The white elephant in the room
A more accurate scenario of the losses is seen in the regional breakdown. The study showed though infrastructure investment is generally appropriate, in some eastern regions even slightly insufficient, investment in western regions was generally excessive compared with private capital.
For example, Beijing and Fujian province's ratio of GDP losses in 2011 are among the lowest, showing they have a relatively good balance between infrastructure and private productive capital. Jiangsu's infrastructure investment is inadequate, causing losses of about 4 percent of its GDP in 2011. Central Henan province's infrastructure investment is also inadequate, causing a 3.42 percent toll on its GDP. Zhejiang province's infrastructure investment is slightly inadequate, with a 0.25 percent toll on GDP.
However, in the vast central and western regions, excessive infrastructure investment is a common scene. Excess is particularly severe in Yunnan, Guizhou and Qinghai provinces. The Inner Mongolia autonomous region, the Guangxi Zhuang autonomous region and Gansu province have long seen excessive infrastructure investment, but the loss narrowed in 2011.
"Infrastructure investment creates both demand and supply in economics. But the problem is, in most hinterland regions, its function is overwhelmingly regarded by local officials as creating short-term ‘demand'," said Huang.

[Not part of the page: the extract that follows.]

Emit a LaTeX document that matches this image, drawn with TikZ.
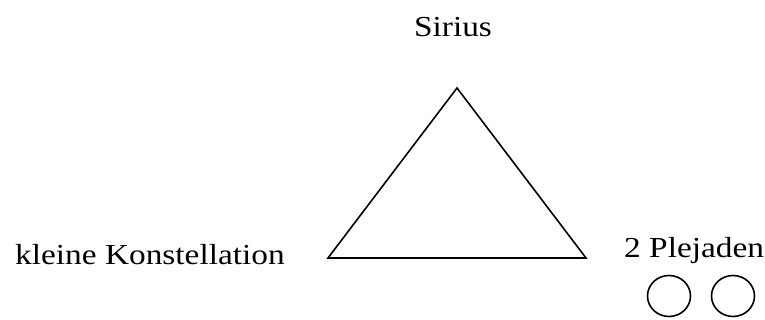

The expense of this shortsightedness is that the massive infrastructure investment's role in improving the long-term supply ability is ignored.
"Local officials simply assume that government's input in infrastructure would spur the private sector's investment, thereby generating fiscal revenue for local governments to recover their costs," said Huang. "But that linear development is not necessarily going to happen."
According to Huang, it is reasonable for China to adopt an "infrastructure going ahead" strategy in its go-west campaign. The problem, however, is the breakneck infrastructure investment pace has not been followed with industrial investment growth, primarily led by the private sector.
"Western regions have been desperate to scale up infrastructure investment, but improvement in infrastructure is not accompanied with improvement in governance and investor environment. This has made them less attractive to private investors and failed to generate revenue from their infrastructure investment," Huang said.
If the government's input failed to attract follow-up private productive capital, it risked accumulating "white elephants" and lead to debt crisis. Huang's study found that although in most provinces governments could repay their debts with additional revenue from additional industrial capacity in the next 30 years, five regions might fail to repay their debt by 2039. They include Qinghai, Xinjiang, Yunnan, Guizhou and Inner Mongolia.